Although it was late (for us – around 9:30 pm), we had a quick meal at a place across the street called “Food Cafe,” where his recommendation of a local dish called ttuk dug, basically broth with mild vegetables and pressed rice cakes, went over very well with my tortured stomach.  Although I looked longingly at the dumplings going around the table, I decided to play it safe given the all-too-recent memories of my tortured maiden trans-Pacific crossing.

Today we’ve been easing in, sticking close to the hotel.  Lee took us to the mall, where we ate at the food court (and yes, my internal travel snob has choked on that one several times).  On the other hand, I can’t say with much honesty that I’d have been up for a heftier day of intensive sightseeing anyway – we’re all still walking zombies.  This 15 hour time change, plus the bewildering fact that we all think it should be Tuesday when it is, in fact, Wednesday, is wreaking havoc on all of us, so a day of milling about and easing into it isn’t the worst thing ever.

It is now probably the time when I should check in with the parental units to begin planning the rest of Family Vacation: Korea Edition.  More later!

Tired of bein’ sick

Sunday, September 23rd, 2007

Even before I got home the other day, I’d already sent warning messages to the office: I will not be in tomorrow.

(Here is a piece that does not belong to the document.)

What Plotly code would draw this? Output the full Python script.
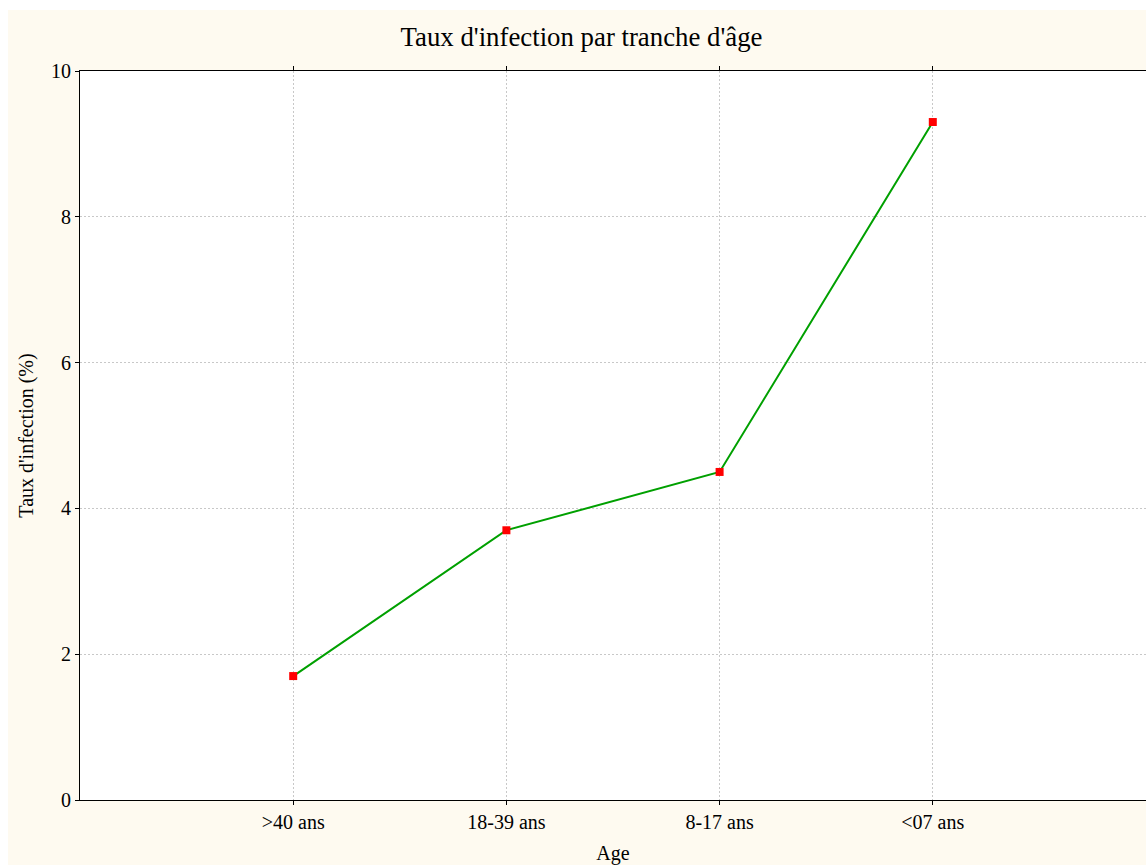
import plotly.graph_objects as go

categories = [">40 ans", "18-39 ans", "8-17 ans", "<07 ans"]
values = [1.7, 3.7, 4.5, 9.3]
y_ticks = [0, 2, 4, 6, 8, 10]

CREAM = "#fefaf0"
FONT = "Liberation Serif, Times New Roman, serif"
W, H = 1146, 865
L, T, B = 80, 71, 65
PW, PH = W - L, H - T - B

fig = go.Figure()
fig.add_trace(go.Scatter(
    x=list(range(len(categories))), y=values, mode="lines+markers",
    line=dict(color="#00a000", width=2),
    marker=dict(color="#ff0000", symbol="square", size=8),
    showlegend=False,
))

# cream page background (starts a few pixels in from the top-left corner)
fig.add_shape(type="rect", xref="paper", yref="paper",
              x0=(8 - L) / PW, x1=1.05, y0=-0.2, y1=(H - B - 10) / PH,
              fillcolor=CREAM, line=dict(width=0), layer="below")
# white plot area
fig.add_shape(type="rect", xref="x domain", yref="y domain",
              x0=0, x1=1, y0=0, y1=1,
              fillcolor="white", line=dict(width=0), layer="below")

grid = dict(showgrid=True, gridcolor="#c8c8c8", griddash="2px,2px", gridwidth=1)

fig.update_layout(
    width=W, height=H,
    margin=dict(l=L, r=0, t=T, b=B, autoexpand=False),
    paper_bgcolor="white", plot_bgcolor="white",
    font=dict(family=FONT, color="black", size=20),
    title=dict(text="Taux d'infection par tranche d'âge", x=(581.5 - L) / PW, xref="paper",
               xanchor="center",
               y=1 - 37 / H, yanchor="middle", font=dict(size=26.8, family=FONT)),
    xaxis=dict(
        range=[-1, 4], tickvals=list(range(len(categories))), ticktext=categories,
        showline=True, linecolor="black", linewidth=1, mirror="ticks",
        ticks="outside", ticklen=4, tickcolor="black", automargin=False,
        zeroline=False, **grid,
        title=dict(text="Age", standoff=16, font=dict(size=20)),
    ),
    yaxis=dict(
        range=[0, 10], tickvals=y_ticks,
        showline=True, linecolor="black", linewidth=1, mirror="ticks",
        ticks="outside", ticklen=4, tickcolor="black", automargin=False,
        zeroline=False, **grid,
        title=dict(text="Taux d'infection (%)", standoff=12, font=dict(size=20)),
    ),
)

fig.write_html("out.html", config={"displayModeBar": False},
               post_script="document.body.style.margin='0';document.body.style.overflow='hidden';")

The dripping sinus syndrome that was with me as I drove out of town on Monday, thus prompting me to stop as I drove past a supermarket in Oak Hill so that I could buy those 1000 mg tablets of Vitamin C in hopes of preventing the inevitable, broke into a full fledged cold on Wednesday morning.

I woke up with a sore throat (fun, considering that I had to talk for five hours straight), which gave me Deep Sexy Voice. On the flip side, though, I had to tell an audience to let me know if I wasn’t talking loud enough for the first time in my life. I managed to get through the workshop and drive back home to find Ray attempting to get the house clean before I arrived (I had originally estimated my return about an hour later). And yes, Thursday, I stayed home from work.

Since we’re pretty bad about keeping the cupboard stocked with medicine proactively, I had to venture out to a local SprawlGreenVS Pharmacy in order to get ‘real’ medicine, and discovered that the latest pointless product enhancement is that they’re flavoring capsules now so that us poor folk don’t have to get the unpleasant bitter chalky taste of dissolving capsules before we can swallow ‘em whole with the beverage of our choice. Frankly, for medicine that’s supposed to work against congestion, you’d think they could flavor it with wasabi paste.

I should probably know by now that I am absolutely horrible as a patient. I’m impatient. I can’t deal with being immobile and helpless, and I overextend myself and at some point I do something stupid that sends me into a relapse. This time, it was Natalie’s birthday party last night. I had one … OK, four … glasses of wine too many because I felt pretty decent and today I’m paying for it. I’m already wondering if there’s a way that I can gracefully get out of work tomorrow.